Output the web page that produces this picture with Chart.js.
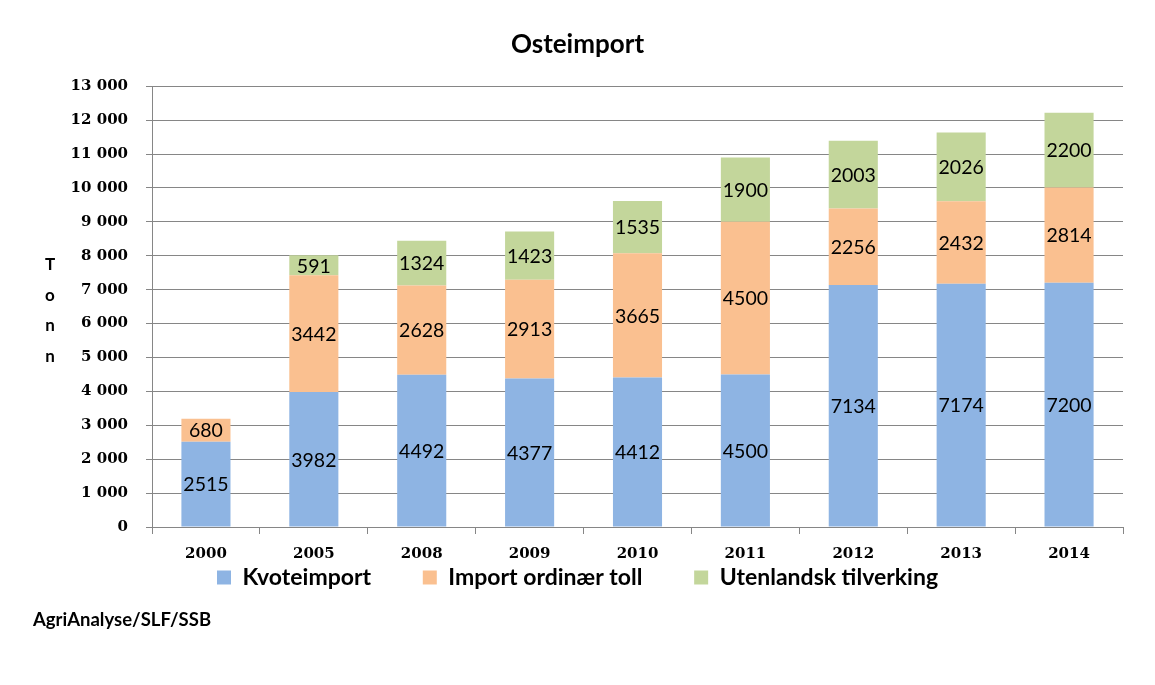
<!DOCTYPE html>
<html>
<head>
<meta charset="utf-8">
<title>Osteimport</title>
<script src="https://cdn.jsdelivr.net/npm/chart.js@4/dist/chart.umd.min.js"></script>
<style>
  html, body { margin: 0; padding: 0; background: #fff; }
  #wrap { position: relative; width: 1155px; height: 685px; }
  #source {
    position: absolute; left: 33px; top: 608px;
    font: bold 18.5px Lato, sans-serif; color: #000;
  }
</style>
</head>
<body>
<div id="wrap">
  <canvas id="osteChart"></canvas>
  <div id="source">AgriAnalyse/SLF/SSB</div>
</div>
<script>
const years = ['2000', '2005', '2008', '2009', '2010', '2011', '2012', '2013', '2014'];
const kvoteimport = [2515, 3982, 4492, 4377, 4412, 4500, 7134, 7174, 7200];
const importOrdinaer = [680, 3442, 2628, 2913, 3665, 4500, 2256, 2432, 2814];
const utenlandsk = [null, 591, 1324, 1423, 1535, 1900, 2003, 2026, 2200];
const yTicks = [0, 1000, 2000, 3000, 4000, 5000, 6000, 7000, 8000, 9000, 10000, 11000, 12000, 13000];
const axisTitle = ['T', 'o', 'n', 'n'];

const gridColor = '#868686';

// tall i bar-segmentene
const barLabels = {
  id: 'barLabels',
  afterDatasetsDraw(chart) {
    const ctx = chart.ctx;
    ctx.save();
    ctx.font = '19.5px Lato';
    ctx.fillStyle = '#000';
    ctx.textAlign = 'center';
    ctx.textBaseline = 'middle';
    chart.data.datasets.forEach((ds, i) => {
      chart.getDatasetMeta(i).data.forEach((bar, j) => {
        const v = ds.data[j];
        if (!v) return;
        const { x, y, base } = bar.getProps(['x', 'y', 'base'], true);
        ctx.fillText(v, x, (y + base) / 2 + 1);
      });
    });
    ctx.restore();
  }
};

// "Tonn" med loddrette bokstaver
const stackedAxisTitle = {
  id: 'stackedAxisTitle',
  afterDraw(chart) {
    const ctx = chart.ctx;
    const area = chart.chartArea;
    const mid = (area.top + area.bottom) / 2 + 9.5;
    ctx.save();
    ctx.font = 'bold 17px Lato';
    ctx.fillStyle = '#000';
    ctx.textAlign = 'center';
    ctx.textBaseline = 'alphabetic';
    axisTitle.forEach((ch, i) => {
      ctx.fillText(ch, 50, mid + (i - 1.5) * 30.5);
    });
    ctx.restore();
  }
};

new Chart(document.getElementById('osteChart'), {
  type: 'bar',
  data: {
    labels: years,
    datasets: [
      { label: 'Kvoteimport', data: kvoteimport, backgroundColor: '#8EB4E3' },
      { label: 'Import ordinær toll', data: importOrdinaer, backgroundColor: '#FAC090' },
      { label: 'Utenlandsk tilverking', data: utenlandsk, backgroundColor: '#C3D69B' }
    ]
  },
  options: {
    responsive: true,
    maintainAspectRatio: false,
    animation: false,
    barPercentage: 0.455,
    categoryPercentage: 1,
    layout: { padding: { left: 0, right: 0, top: 0, bottom: 86 } },
    plugins: {
      title: {
        display: true,
        text: 'Osteimport',
        color: '#000',
        font: { family: 'Lato', size: 26, weight: 'bold' },
        padding: { top: 29, bottom: 26 }
      },
      legend: {
        position: 'bottom',
        labels: {
          color: '#000',
          font: { family: 'Lato', size: 23, weight: 'bold' },
          boxWidth: 14,
          boxHeight: 14,
          padding: 7,
          generateLabels(chart) {
            const items = Chart.defaults.plugins.legend.labels.generateLabels(chart);
            items.forEach((it, i) => {
              if (i < items.length - 1) it.text += '\u00a0'.repeat(8);
            });
            return items;
          }
        }
      },
      tooltip: { enabled: false }
    },
    scales: {
      x: {
        stacked: true,
        afterFit(scale) { scale.height -= 15; },
        grid: {
          offset: true,
          drawOnChartArea: false,
          drawTicks: true,
          tickLength: 7,
          color: gridColor
        },
        border: { display: true, color: gridColor },
        ticks: {
          color: '#000',
          padding: 11,
          font: { family: 'DejaVu Serif', size: 15, weight: 'bold' }
        }
      },
      y: {
        stacked: true,
        min: 0,
        max: 13000,
        afterFit(scale) { scale.width = 152; },
        afterBuildTicks(scale) { scale.ticks = yTicks.map(v => ({ value: v })); },
        grid: { color: gridColor, tickLength: 6 },
        border: { display: true, color: gridColor },
        ticks: {
          color: '#000',
          padding: 18,
          font: { family: 'DejaVu Serif', size: 15, weight: 'bold' },
          callback: val => val.toLocaleString('en-US').replace(/,/g, ' ')
        }
      },
      // tom plass til høyre for plottet
      yRight: {
        position: 'right',
        min: 0,
        max: 13000,
        afterFit(scale) { scale.width = 32; },
        grid: { display: false },
        border: { display: false },
        ticks: { display: false }
      }
    }
  },
  plugins: [barLabels, stackedAxisTitle]
});
</script>
</body>
</html>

============================================================

Transcribe the whole listing exactly. Pictures are excluded.

Output the web page that produces this picture with Chart.js.
<!DOCTYPE html>
<html>
<head>
<meta charset="utf-8">
<title>Osteimport</title>
<script src="https://cdn.jsdelivr.net/npm/chart.js@4/dist/chart.umd.min.js"></script>
<style>
  html, body { margin: 0; padding: 0; background: #fff; }
  #wrap { position: relative; width: 1155px; height: 685px; }
  #source {
    position: absolute; left: 33px; top: 608px;
    font: bold 18.5px Lato, sans-serif; color: #000;
  }
</style>
</head>
<body>
<div id="wrap">
  <canvas id="osteChart"></canvas>
  <div id="source">AgriAnalyse/SLF/SSB</div>
</div>
<script>
const years = ['2000', '2005', '2008', '2009', '2010', '2011', '2012', '2013', '2014'];
const kvoteimport = [2515, 3982, 4492, 4377, 4412, 4500, 7134, 7174, 7200];
const importOrdinaer = [680, 3442, 2628, 2913, 3665, 4500, 2256, 2432, 2814];
const utenlandsk = [null, 591, 1324, 1423, 1535, 1900, 2003, 2026, 2200];
const yTicks = [0, 1000, 2000, 3000, 4000, 5000, 6000, 7000, 8000, 9000, 10000, 11000, 12000, 13000];
const axisTitle = ['T', 'o', 'n', 'n'];

const gridColor = '#868686';

// tall i bar-segmentene
const barLabels = {
  id: 'barLabels',
  afterDatasetsDraw(chart) {
    const ctx = chart.ctx;
    ctx.save();
    ctx.font = '19.5px Lato';
    ctx.fillStyle = '#000';
    ctx.textAlign = 'center';
    ctx.textBaseline = 'middle';
    chart.data.datasets.forEach((ds, i) => {
      chart.getDatasetMeta(i).data.forEach((bar, j) => {
        const v = ds.data[j];
        if (!v) return;
        const { x, y, base } = bar.getProps(['x', 'y', 'base'], true);
        ctx.fillText(v, x, (y + base) / 2 + 1);
      });
    });
    ctx.restore();
  }
};

// "Tonn" med loddrette bokstaver
const stackedAxisTitle = {
  id: 'stackedAxisTitle',
  afterDraw(chart) {
    const ctx = chart.ctx;
    const area = chart.chartArea;
    const mid = (area.top + area.bottom) / 2 + 9.5;
    ctx.save();
    ctx.font = 'bold 17px Lato';
    ctx.fillStyle = '#000';
    ctx.textAlign = 'center';
    ctx.textBaseline = 'alphabetic';
    axisTitle.forEach((ch, i) => {
      ctx.fillText(ch, 50, mid + (i - 1.5) * 30.5);
    });
    ctx.restore();
  }
};

new Chart(document.getElementById('osteChart'), {
  type: 'bar',
  data: {
    labels: years,
    datasets: [
      { label: 'Kvoteimport', data: kvoteimport, backgroundColor: '#8EB4E3' },
      { label: 'Import ordinær toll', data: importOrdinaer, backgroundColor: '#FAC090' },
      { label: 'Utenlandsk tilverking', data: utenlandsk, backgroundColor: '#C3D69B' }
    ]
  },
  options: {
    responsive: true,
    maintainAspectRatio: false,
    animation: false,
    barPercentage: 0.455,
    categoryPercentage: 1,
    layout: { padding: { left: 0, right: 0, top: 0, bottom: 86 } },
    plugins: {
      title: {
        display: true,
        text: 'Osteimport',
        color: '#000',
        font: { family: 'Lato', size: 26, weight: 'bold' },
        padding: { top: 29, bottom: 26 }
      },
      legend: {
        position: 'bottom',
        labels: {
          color: '#000',
          font: { family: 'Lato', size: 23, weight: 'bold' },
          boxWidth: 14,
          boxHeight: 14,
          padding: 7,
          generateLabels(chart) {
            const items = Chart.defaults.plugins.legend.labels.generateLabels(chart);
            items.forEach((it, i) => {
              if (i < items.length - 1) it.text += '\u00a0'.repeat(8);
            });
            return items;
          }
        }
      },
      tooltip: { enabled: false }
    },
    scales: {
      x: {
        stacked: true,
        afterFit(scale) { scale.height -= 15; },
        grid: {
          offset: true,
          drawOnChartArea: false,
          drawTicks: true,
          tickLength: 7,
          color: gridColor
        },
        border: { display: true, color: gridColor },
        ticks: {
          color: '#000',
          padding: 11,
          font: { family: 'DejaVu Serif', size: 15, weight: 'bold' }
        }
      },
      y: {
        stacked: true,
        min: 0,
        max: 13000,
        afterFit(scale) { scale.width = 152; },
        afterBuildTicks(scale) { scale.ticks = yTicks.map(v => ({ value: v })); },
        grid: { color: gridColor, tickLength: 6 },
        border: { display: true, color: gridColor },
        ticks: {
          color: '#000',
          padding: 18,
          font: { family: 'DejaVu Serif', size: 15, weight: 'bold' },
          callback: val => val.toLocaleString('en-US').replace(/,/g, ' ')
        }
      },
      // tom plass til høyre for plottet
      yRight: {
        position: 'right',
        min: 0,
        max: 13000,
        afterFit(scale) { scale.width = 32; },
        grid: { display: false },
        border: { display: false },
        ticks: { display: false }
      }
    }
  },
  plugins: [barLabels, stackedAxisTitle]
});
</script>
</body>
</html>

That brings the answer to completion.